Circuitos ilegales de seguridad
A fines de 2015 destaqué la consolidación de circuitos ilegales de seguridad y de protección en amplias zonas del país, implantados para asegurar el saqueo de recursos. Indiqué que ese tipo de esquema coercitivo-extorsivo aflora en medio de la corrupción y la desviación del poder público.
Mi argumento no es que el Estado, como ente homogéneo o poder omnipresente, esté absolutamente comprometido con intereses criminales. Planteo que, en el nivel local, el crimen organizado coexiste con distintas manifestaciones de poder, incluyendo el estatal, y que su esquema de seguridad se configura calculadamente con la acción y la omisión del aparato estatal.
Hace pocos días una colega expresaba su sorpresa en relación con el apogeo de mercados ilegales en zonas bajo control estatal. No entendía como las bonanzas económicas ilegales tenían lugar en regiones con una destacada presencia de la fuerza pública.
La disyuntiva se desprende de que, para conseguir sus fines, el crimen organizado no tiene que confrontar al Estado ni enfrentar las políticas que le son contrarias. Asumir una postura de abierta confrontación o hacer explícitos sus intereses los expone. La neutralización más efectiva del poder estatal es la menos visible pero igualmente exitosa: sin oponerse al Estado, extienden incentivos (positivos y negativos) a quienes tienen la tarea de implementar las políticas y a quienes cumplen funciones de control para que no ejerzan su labor con diligencia o para que dirijan sus esfuerzos hacia otros blancos.
Las organizaciones de crimen organizado no tienen que pelear con el Estado, pueden coexistir con este, con tal de que sus intereses no se vean afectados. No buscan sustituir ni desplazar al Estado, sencillamente necesitan que les dejen operar.
Al tratarse de un fenómeno etéreo por naturaleza, el crimen organizado emergerá matizado por realidades locales. Su capacidad de influencia mediante el soborno es complementada por su capacidad para doblegar mediante la violencia; de esta manera, aún en círculos considerados impolutos, logra inmiscuirse – ya sea producto de la voluntad o de la coerción (Benjamin Lessing, Making Peace in Drug Wars 2017). Sin necesidad de visibilizarse, este tipo de criminalidad consigue que sectores sociales y élites locales (políticas, económicas y militares) representen sus intereses.
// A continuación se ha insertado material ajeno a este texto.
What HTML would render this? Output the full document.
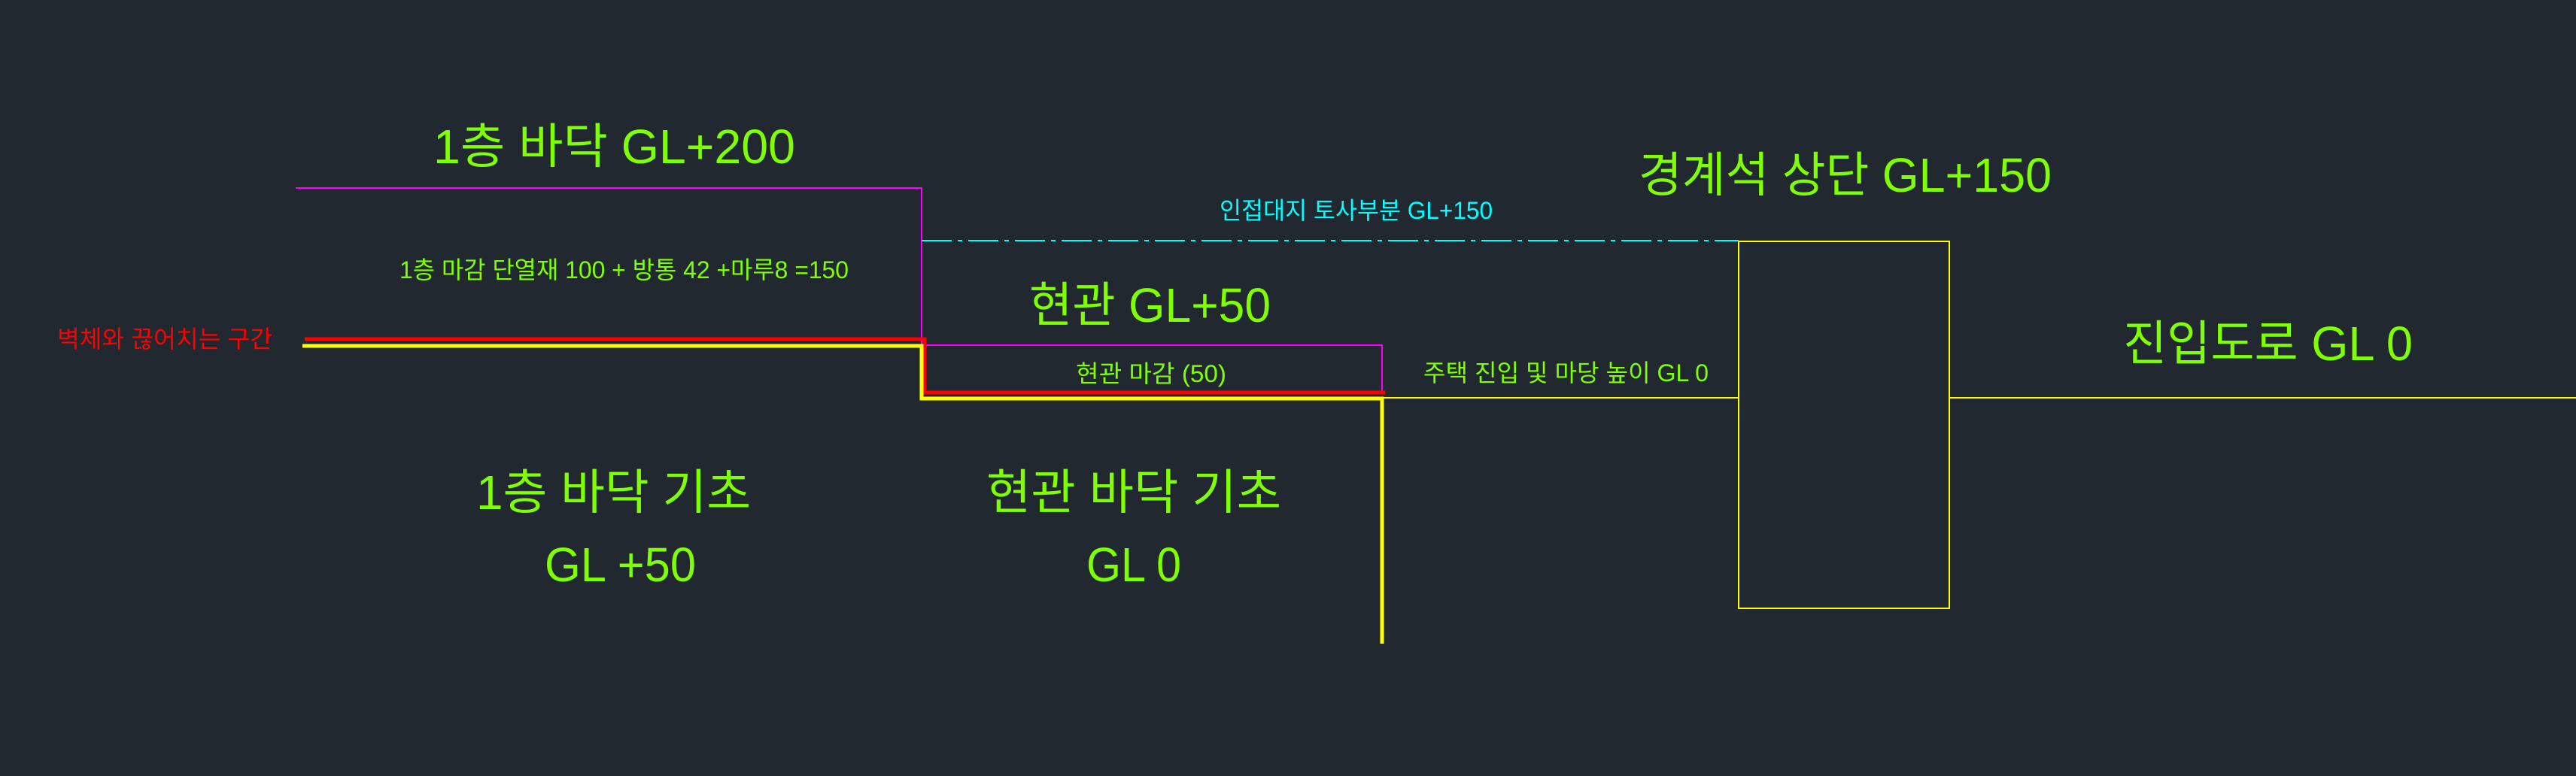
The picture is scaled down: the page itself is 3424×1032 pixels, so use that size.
<!DOCTYPE html>
<html><head><meta charset="utf-8"><style>
html,body{margin:0;padding:0;background:#212830;}
svg{display:block}
text{font-family:"Liberation Sans","Noto Sans CJK KR",sans-serif;fill:#80ff00}
</style></head><body>
<svg width="3424" height="1032" viewBox="0 0 3424 1032" xmlns="http://www.w3.org/2000/svg">
<rect width="3424" height="1032" fill="#212830"/>
<polyline points="393,250 1225,250 1225,459" fill="none" stroke="#ff00ff" stroke-width="2"/>
<polyline points="1229,459 1837,459 1837,523" fill="none" stroke="#ff00ff" stroke-width="2"/>
<line x1="1225" y1="320" x2="2311" y2="320" stroke="#00ffff" stroke-width="2" stroke-dasharray="40,8,6,8"/>
<polyline points="405,451 1229,451 1229,522 1841,522" fill="none" stroke="#ff0000" stroke-width="5"/>
<polyline points="402,460 1225,460 1225,530 1837,530 1837,856" fill="none" stroke="#ffff00" stroke-width="5"/>
<line x1="1837" y1="529" x2="2311" y2="529" stroke="#ffff00" stroke-width="2"/>
<rect x="2311" y="321" width="280" height="488" fill="none" stroke="#ffff00" stroke-width="2"/>
<line x1="2591" y1="529" x2="3424" y2="529" stroke="#ffff00" stroke-width="2"/>
<text x="576" y="217" font-size="64" textLength="481" lengthAdjust="spacingAndGlyphs">1층 바닥  GL+200</text>
<text x="531" y="370" font-size="32" textLength="597" lengthAdjust="spacingAndGlyphs">1층 마감 단열재 100 + 방통 42 +마루8 =150</text>
<text x="76" y="462" font-size="32" textLength="286" lengthAdjust="spacingAndGlyphs" style="fill:#ff0000">벽체와 끊어치는 구간</text>
<text x="1621" y="291" font-size="32" textLength="363" lengthAdjust="spacingAndGlyphs" style="fill:#00ffff">인접대지 토사부분 GL+150</text>
<text x="2178" y="255" font-size="64" textLength="549" lengthAdjust="spacingAndGlyphs">경계석 상단 GL+150</text>
<text x="1368" y="428" font-size="64" textLength="321" lengthAdjust="spacingAndGlyphs">현관 GL+50</text>
<text x="1430" y="508" font-size="32" textLength="200" lengthAdjust="spacingAndGlyphs">현관 마감 (50)</text>
<text x="1892" y="507" font-size="32" textLength="379" lengthAdjust="spacingAndGlyphs">주택 진입 및 마당 높이 GL 0</text>
<text x="2822" y="479" font-size="64" textLength="385" lengthAdjust="spacingAndGlyphs">진입도로 GL 0</text>
<text x="633" y="677" font-size="64" textLength="365" lengthAdjust="spacingAndGlyphs">1층 바닥 기초</text>
<text x="724" y="773" font-size="64" textLength="201" lengthAdjust="spacingAndGlyphs">GL +50</text>
<text x="1311" y="677" font-size="64" textLength="392" lengthAdjust="spacingAndGlyphs">현관 바닥 기초</text>
<text x="1444" y="773" font-size="64" textLength="126" lengthAdjust="spacingAndGlyphs">GL 0</text>
</svg>
</body></html>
En un proceso sutil (casi imperceptible), los intereses locales pasan a estar determinados por la influencia (corruptora o violenta) del crimen organizado. En esas circunstancias, la defensa de los intereses criminales no requiere grandes manifestaciones de poder bélico; de hecho, puede coexistir sosegadamente al lado de autoridades civiles y militares. Lo único que necesita asegurar es una amenaza creíble de que, frente a cualquier incumplimiento de las reglas de juego, su sanción será brutal y efectiva.
Por la dinámica vivida en el país, hemos tendido a equiparar este tipo de criminalidad con el accionar de grupos armados ilegales. Si bien los ejércitos privados o el mercenarismo hacen parte de su arsenal, estos son una manifestación visible de sus métodos, pero no una expresión de su esencia. El combate de estos grupos es necesario, pero no anulará el éxito del crimen organizado.
Aunque el gobierno continúe realizando megaoperaciones, como Agamenón en Urabá, orientadas a “neutralizar” a los integrantes de grupos armados, no logrará disminuir la influencia del crimen organizado hasta que no acepte que los circuitos ilegales de seguridad no se hacen a espaldas del Estado. La capacidad corruptora y coercitiva del crimen organizado tiene al poder estatal en jaque.